The International Monetary Fund (IMF) said Saturday that the Dominican Republic is experiencing a remarkable convergence in per capita income, surpassing all other Latin American countries. And it assured that, with the right policies, the country has the potential to become an advanced economy in the next four decades.
“Despite facing challenges, such as the debt crisis of the 1980s, the Dominican Republic’s economy is converging at a faster pace,” the agency states in an article on its official website. “The speed of convergence increased from an average of 3 percentage points per decade over the past 50 years to almost 8 percentage points per decade more recently.”
The IMF attributes this “remarkable performance,” as it defines it, to several factors. “Including the implementation of sound policies, particularly by the central bank. Improvements in the policy framework. A more diversified export base. And structural flexibility of the economy in the face of changing global conditions.”
In examining the average speed of convergence, or the rate of change in income convergence per decade, the IMF notes that the Dominican Republic exhibits the highest average speed of convergence, or “blue shift,” in Latin America over the past 50 years. Countries such as Panama and Chile achieve significant, but even lower, positive convergence speeds.
In terms of income convergence – which is measured by comparing a country’s per capita income with that of a more prosperous nation, often the United States – the IMF notes that the Dominican Republic reached 32 percent in 2022. Which indicates that the country’s standard of living is about one-third that of the United States.
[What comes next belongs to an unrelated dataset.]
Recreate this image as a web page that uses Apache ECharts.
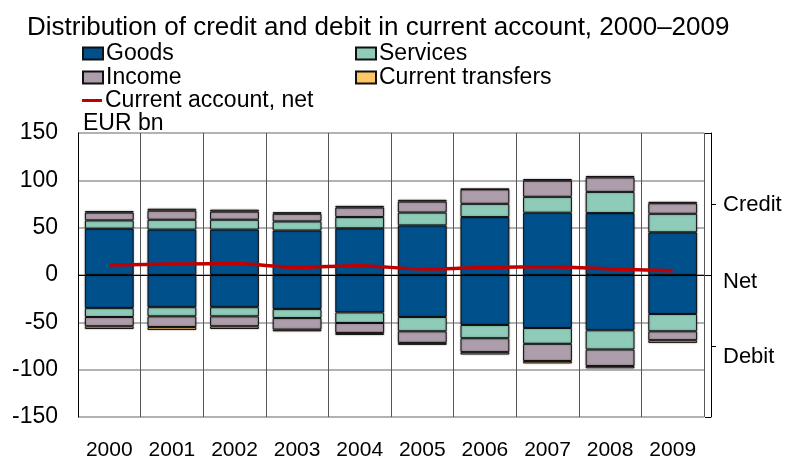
<!DOCTYPE html>
<html>
<head>
<meta charset="utf-8">
<title>Distribution of credit and debit in current account</title>
<script src="https://cdn.jsdelivr.net/npm/echarts@6/dist/echarts.min.js"></script>
<style>
  html, body { margin: 0; padding: 0; background: #fff; }
  #chart { width: 789px; height: 461px; }
</style>
</head>
<body>
<div id="chart"></div>
<script>
// 年份
var years = ['2000', '2001', '2002', '2003', '2004', '2005', '2006', '2007', '2008', '2009'];

// credit (positive side)
var goodsCredit = [49, 48, 48, 47, 49.3, 52.4, 61.2, 65.8, 65.4, 45.1];
var servicesCredit = [8.7, 10.4, 10.4, 9.6, 11.9, 13.6, 14, 16.8, 22.4, 19.6];
var incomeCredit = [8.3, 9.6, 8.6, 8.1, 10.1, 11.6, 15.3, 17.1, 15.3, 11.1];
var transfersCredit = [1.5, 2, 2, 1.7, 1.7, 1.8, 0.5, 1.7, 1.5, 1.5];

// debit (negative side)
var goodsDebit = [-35, -34, -34, -36, -39.5, -44.4, -52.8, -56, -58.4, -41.2];
var servicesDebit = [-9.4, -9.7, -9.7, -9.5, -11.2, -15.1, -14, -16.7, -20.3, -18.3];
var incomeDebit = [-9.8, -11.3, -10.5, -12.2, -10.5, -12.2, -14.7, -18.2, -17.5, -9.4];
var transfersDebit = [-2.8, -3, -2.8, -1.8, -2.1, -2.1, -2.5, -2.5, -2.4, -2.8];

// current account, net
var net = [10.5, 11.5, 12.2, 8, 9.8, 6.3, 8, 8.7, 6.3, 4.5];

// right side labels
var sideTicks = [75, -75];
var sideLabels = { 'Credit': 73.8, 'Net': -7.4, 'Debit': -86.5 };

var font = 'Liberation Sans, Arial, sans-serif';
var colors = {
  goods: '#00508c',
  services: '#8ecbb9',
  income: '#ae9eac',
  transfers: '#fcc865',
  net: '#c00000'
};

function barSeries(name, data, color) {
  return {
    name: name,
    type: 'bar',
    stack: 'ca',
    barCategoryGap: '22%',
    data: data,
    itemStyle: {
      color: color,
      borderColor: '#111',
      borderWidth: 1,
      shadowBlur: 2,
      shadowColor: 'rgba(0,0,0,0.35)'
    },
    emphasis: { disabled: true }
  };
}

function legendItem(name, left, top, isLine) {
  return {
    data: [name],
    left: left,
    top: top,
    icon: 'rect',
    itemWidth: 20,
    itemHeight: isLine ? 3 : 12,
    itemGap: 0,
    selectedMode: false,
    textStyle: { fontFamily: font, fontSize: 23, color: '#000', padding: [0, 0, 0, -2] }
  };
}

var labelNames = Object.keys(sideLabels);

var option = {
  animation: false,
  title: {
    text: 'Distribution of credit and debit in current account, 2000\u20132009',
    left: 22,
    top: 10,
    textStyle: { fontFamily: font, fontSize: 26, fontWeight: 'normal', color: '#000' }
  },
  legend: [
    legendItem('Goods', 77, 37),
    legendItem('Services', 350, 37),
    legendItem('Income', 77, 61),
    legendItem('Current transfers', 350, 61),
    legendItem('Current account, net', 77, 84, true)
  ],
  grid: { left: 78, right: 85, top: 133, bottom: 44 },
  xAxis: {
    type: 'category',
    data: years,
    boundaryGap: true,
    axisLine: { show: false },
    axisTick: { show: false },
    axisLabel: { fontFamily: font, fontSize: 21, color: '#000', margin: 23 },
    splitLine: { show: true, lineStyle: { color: '#555', width: 1 } }
  },
  yAxis: [
    {
      type: 'value',
      min: -150,
      max: 150,
      interval: 50,
      name: 'EUR bn',
      nameLocation: 'end',
      nameGap: 9,
      nameTextStyle: { fontFamily: font, fontSize: 23, color: '#000', align: 'left', verticalAlign: 'middle', padding: [0, 0, 0, 5] },
      axisLine: { show: true, lineStyle: { color: '#000', width: 1 } },
      axisTick: { show: false },
      axisLabel: { fontFamily: font, fontSize: 23, color: '#000', margin: 20 },
      splitLine: { lineStyle: { color: '#999', width: 1.5 } }
    },
    {
      // bracket with Credit / Net / Debit
      type: 'value',
      position: 'right',
      offset: 7,
      min: -150,
      max: 150,
      axisLine: { show: true, lineStyle: { color: '#000', width: 1 } },
      axisTick: { show: true, customValues: sideTicks, length: 5, lineStyle: { color: '#000' } },
      axisLabel: {
        show: true,
        customValues: labelNames.map(function (k) { return sideLabels[k]; }),
        margin: 12,
        fontFamily: font,
        fontSize: 22,
        color: '#000',
        formatter: function (v) {
          for (var i = 0; i < labelNames.length; i++) {
            if (Math.abs(sideLabels[labelNames[i]] - v) < 0.01) return labelNames[i];
          }
          return '';
        }
      },
      splitLine: { show: false }
    },
    {
      // inward ends of the bracket
      type: 'value',
      position: 'right',
      offset: 7,
      min: -150,
      max: 150,
      axisLine: { show: false },
      axisTick: { show: true, inside: true, customValues: [-150, 0, 150], length: 6, lineStyle: { color: '#000' } },
      axisLabel: { show: false },
      splitLine: { show: false }
    }
  ],
  series: [
    barSeries('Goods', goodsCredit, colors.goods),
    barSeries('Goods', goodsDebit, colors.goods),
    barSeries('Services', servicesCredit, colors.services),
    barSeries('Services', servicesDebit, colors.services),
    barSeries('Income', incomeCredit, colors.income),
    barSeries('Income', incomeDebit, colors.income),
    barSeries('Current transfers', transfersCredit, colors.transfers),
    barSeries('Current transfers', transfersDebit, colors.transfers),
    {
      name: 'Current account, net',
      type: 'line',
      data: net,
      smooth: 0.3,
      symbol: 'none',
      z: 5,
      lineStyle: { color: colors.net, width: 3.5 },
      itemStyle: { color: colors.net },
      markLine: {
        silent: true,
        symbol: 'none',
        label: { show: false },
        lineStyle: { color: '#000', width: 1.2, type: 'solid' },
        data: [{ yAxis: 0 }]
      }
    }
  ]
};

var myChart = echarts.init(document.getElementById('chart'));
myChart.setOption(option);
</script>
</body>
</html>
“This contrasts with Latin America as a whole, where the average standard of living is about a quarter of that of the United States. With the right policies, the country has the potential to become an advanced economy over the next 40 years,” the IMF points out.
IMF recommends the country to “prioritize reforms”
The organization adds that, going forward, there is reason to believe that the Dominican Republic can sustain its high growth. The IMF staff estimates a potential growth of 5% per year, similar to the average of the last 50 years.
“To drive higher potential growth, the Dominican Republic can prioritize key structural reforms. This includes improving the quality of education to boost labor force productivity. Also, complete electricity sector reform to improve distribution. Eliminate blackouts and improve the adoption of renewable energy. Strengthen the resilience of the tourism and agriculture sectors in the face of natural disasters and climate change. Address labor market informality for better job quality. Further improve the business climate to achieve investment grade status to attract higher levels of investment. Finally, embrace technology and encourage innovation.”
The IMF insists that while risks lie ahead, particularly those associated with climate change, continued implementation of reforms aimed at boosting productivity can help maintain high growth rates. It would also pave the way for a prosperous future for its people and eventually transform the Dominican Republic into an advanced economy by around 2060. Such progress would represent a significant “blue shift” in the country’s history and serve as undeniable evidence of its continued development.